→ **Source code of charts**:
----------------------------------------

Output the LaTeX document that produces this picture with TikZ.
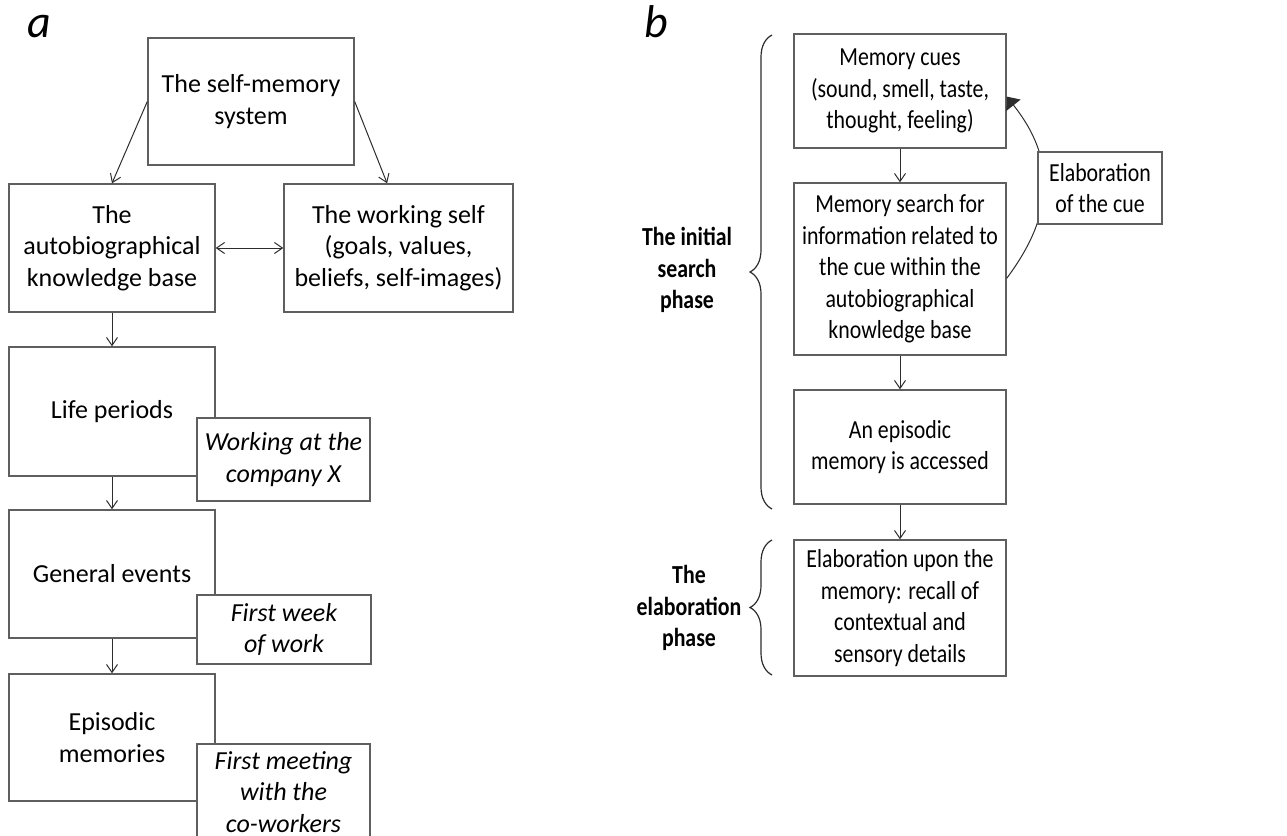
\documentclass[tikz,border=0pt]{standalone}
\usepackage{fontspec}
\setmainfont{Carlito}
\newfontfamily\narrowfont{Carlito}[FakeStretch=0.84]
\usetikzlibrary{arrows.meta,decorations.pathreplacing}
\definecolor{boxline}{RGB}{95,95,95}
\definecolor{arrowline}{RGB}{45,45,45}

\begin{document}
\begin{tikzpicture}[x=0.5pt,y=-0.5pt,
  every node/.style={font=\fontsize{13}{15.8}\selectfont,align=center,inner sep=0pt},
  box/.style={draw=boxline,line width=0.7pt,fill=white,minimum width=103pt,minimum height=64pt},
  example/.style={box,font=\fontsize{13}{15.8}\selectfont\itshape,minimum width=86.5pt},
  stagebox/.style={box,font=\fontsize{13}{15.8}\narrowfont,minimum width=106pt},
  link/.style={draw=arrowline,line width=0.5pt,-{Straight Barb[length=4pt,width=5.5pt]}},
  phase/.style={font=\fontsize{13}{15.8}\narrowfont\bfseries},
  panel/.style={font=\fontsize{23}{26}\selectfont\itshape},
  phasebrace/.style={draw=arrowline,line width=0.6pt,decorate,decoration={brace,amplitude=11pt}}]
  \useasboundingbox (0,0) rectangle (1287,836);
  \clip (0,0) rectangle (1287,836);

  % panel a
  \node[panel] (pa) at (39,27) {a};
  \node[box,minimum height=63.5pt] (sms) at (251,101.5) {The self-memory\\system};
  \node[box] (abk) at (112,248) {The\\autobiographical\\knowledge base};
  \node[box,minimum width=114.5pt] (ws) at (398.5,248) {The working self\\(goals, values,\\beliefs, self-images)};
  \node[box,minimum height=64.5pt] (life) at (112,411.5) {Life periods};
  \node[box] (gen) at (112,574) {General events};
  \node[box,minimum height=63.5pt] (epi) at (112,737.5) {Episodic\\memories};
  \node[example,minimum height=41.5pt] (exlife) at (283.5,459.5) {Working at the\\company X};
  \node[example,minimum width=87pt,minimum height=34.5pt] (exgen) at (284,629.5) {First week\\of work};
  \node[example,minimum height=48pt] (exepi) at (283.5,792) {First meeting\\with the\\co-workers};

  \draw[link] (sms.west) -- (abk.north);
  \draw[link] (sms.east) -- (ws.100);
  \draw[link,{Straight Barb[length=4pt,width=5.5pt]}-{Straight Barb[length=4pt,width=5.5pt]}] (abk) -- (ws);
  \draw[link] (abk) -- (life);
  \draw[link] (life) -- (gen);
  \draw[link] (gen) -- (epi);

  % panel b
  \node[panel] (pb) at (656,22) {b};
  \node[stagebox,minimum height=57pt] (cues) at (900,91) {Memory cues\\(sound, smell, taste,\\thought, feeling)};
  \node[stagebox,minimum height=86pt] (search) at (900,269) {Memory search for\\information related to\\the cue within the\\autobiographical\\knowledge base};
  \node[stagebox,minimum height=57pt] (access) at (900,447) {An episodic\\memory is accessed};
  \node[stagebox,minimum height=68pt] (recall) at (900,608) {Elaboration upon the\\memory: recall of\\contextual and\\sensory details};

  \draw[link] (cues) -- (search);
  \draw[link] (search) -- (access);
  \draw[link] (access) -- (recall);
  \draw[draw=arrowline,line width=0.5pt,-{Triangle[length=5.5pt,width=9pt]}]
    (search.-5) .. controls (1054,215) and (1057,160) .. (cues.-3);
  \node[stagebox,minimum width=62pt,minimum height=36pt] (cue) at (1100,188) {Elaboration\\of the cue};

  \draw[phasebrace] (772,509) -- (772,35);
  \draw[phasebrace] (772,675) -- (772,540);
  \node[phase] (initial) at (687,270) {The initial\\search\\phase};
  \node[phase] (elab) at (689,608) {The\\elaboration\\phase};
\end{tikzpicture}
\end{document}
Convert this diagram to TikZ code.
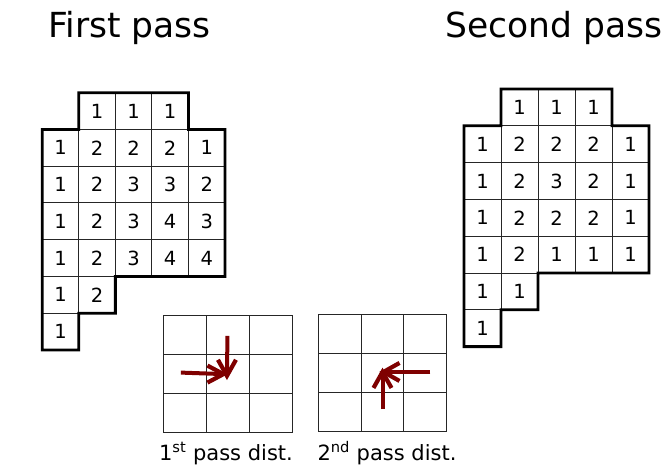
\documentclass[tikz,border=0pt]{standalone}
\usepackage{fontspec}
\setmainfont{DejaVu Sans}
\definecolor{arrowred}{HTML}{7F0000}
\tikzset{
  x=1pt, y=-1pt,
  cellbase/.style={draw=black!85, line width=1pt, inner sep=0pt, outer sep=0pt,
    font=\fontsize{19.5}{20}\selectfont},
  cellL/.style={cellbase, minimum width=36.54pt, minimum height=36.75pt},
  cellR/.style={cellbase, minimum width=37pt, minimum height=36.8pt},
  smallcell/.style={draw=black!85, line width=1pt, inner sep=0pt, outer sep=0pt},
  outline/.style={draw=black, line width=2.8pt, line join=miter},
  title/.style={anchor=base west, inner sep=0pt, font=\fontsize{34.5}{35}\selectfont},
  caption/.style={anchor=base, inner sep=0pt, font=\fontsize{21}{22}\selectfont},
  shaft/.style={draw=arrowred, line width=4pt, shorten >=2pt},
  barbs/.style={draw=arrowred, line width=4.2pt, line join=miter, line cap=butt},
}
\begin{document}
\begin{tikzpicture}
\useasboundingbox (0,0) rectangle (671,470);

% titles
\node[title] (t1) at (48,38) {First pass};
\node[title] (t2) at (445,38) {Second pass};

% left grid (first pass)
\foreach \r/\c/\v in {0/1/1,0/2/1,0/3/1,
  1/0/1,1/1/2,1/2/2,1/3/2,1/4/1,
  2/0/1,2/1/2,2/2/3,2/3/3,2/4/2,
  3/0/1,3/1/2,3/2/3,3/3/4,3/4/3,
  4/0/1,4/1/2,4/2/3,4/3/4,4/4/4,
  5/0/1,5/1/2,
  6/0/1}
  \node[cellL] (L-\r-\c) at ({42.3+(\c+0.5)*36.54},{92.7+(\r+0.5)*36.75}) {\v};
\path[outline] (L-0-1.north west) -- (L-0-3.north east) -- (L-0-3.south east)
  -- (L-1-4.north east)
  -- (L-4-4.south east) -- (L-4-2.south west) -- (L-5-1.south east)
  -- (L-6-0.north east) -- (L-6-0.south east) -- (L-6-0.south west)
  -- (L-1-0.north west) -- (L-0-1.south west) -- cycle;

% right grid (second pass)
\foreach \r/\c/\v in {0/1/1,0/2/1,0/3/1,
  1/0/1,1/1/2,1/2/2,1/3/2,1/4/1,
  2/0/1,2/1/2,2/2/3,2/3/2,2/4/1,
  3/0/1,3/1/2,3/2/2,3/3/2,3/4/1,
  4/0/1,4/1/2,4/2/1,4/3/1,4/4/1,
  5/0/1,5/1/1,
  6/0/1}
  \node[cellR] (R-\r-\c) at ({464+(\c+0.5)*37},{89+(\r+0.5)*36.8}) {\v};
\path[outline] (R-0-1.north west) -- (R-0-3.north east) -- (R-0-3.south east)
  -- (R-1-4.north east)
  -- (R-4-4.south east) -- (R-4-2.south west) -- (R-5-1.south east)
  -- (R-6-0.north east) -- (R-6-0.south east) -- (R-6-0.south west)
  -- (R-1-0.north west) -- (R-0-1.south west) -- cycle;

% small masks
\foreach \r in {0,1,2}
  \foreach \c in {0,1,2} {
    \node[smallcell, minimum width=43.1pt, minimum height=39.2pt]
      (A-\r-\c) at ({163.3+(\c+0.5)*43.1},{315+(\r+0.5)*39.2}) {};
    \node[smallcell, minimum width=42.8pt, minimum height=39.1pt]
      (B-\r-\c) at ({318.3+(\c+0.5)*42.8},{314.3+(\r+0.5)*39.1}) {};
  }

% arrow tips
\coordinate (tipA1) at ([xshift=-1pt,yshift=-2pt]A-1-1.center);
\coordinate (tipA2) at ([xshift=-4.5pt,yshift=-0.3pt]A-1-1.center);
\coordinate (tipB1) at ([xshift=1pt,yshift=1pt]B-1-1.center);
\coordinate (tipB2) at ([yshift=1pt]B-1-1.center);

% first pass arrows
\draw[shaft] ([xshift=-0.5pt,yshift=-1.3pt]A-0-1.center) -- (tipA1);
\draw[barbs] (tipA1) ++(-9,-16) -- (tipA1) -- ++(9,-16);
\draw[shaft] ([xshift=-4pt,yshift=1.2pt]A-1-0.center) -- (tipA2);
\draw[barbs] (tipA2) ++(-16,-8.5) -- (tipA2) -- ++(-16,8.5);
% second pass arrows
\draw[shaft] ([xshift=5pt,yshift=1pt]B-1-2.center) -- (tipB1);
\draw[barbs] (tipB1) ++(16,-9) -- (tipB1) -- ++(16,9);
\draw[shaft] ([yshift=3pt]B-2-1.center) -- (tipB2);
\draw[barbs] (tipB2) ++(-9,16) -- (tipB2) -- ++(9,16);

% captions
\node[caption] (c1) at (226,460) {1\textsuperscript{st} pass dist.};
\node[caption] (c2) at (387,460) {2\textsuperscript{nd} pass dist.};
\end{tikzpicture}
\end{document}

----------------------------------------

→ **What you should do**:
Copy each line of the records that contains the word "this".

→ **Final result**:
Output the LaTeX document that produces this picture with TikZ.
Convert this diagram to TikZ code.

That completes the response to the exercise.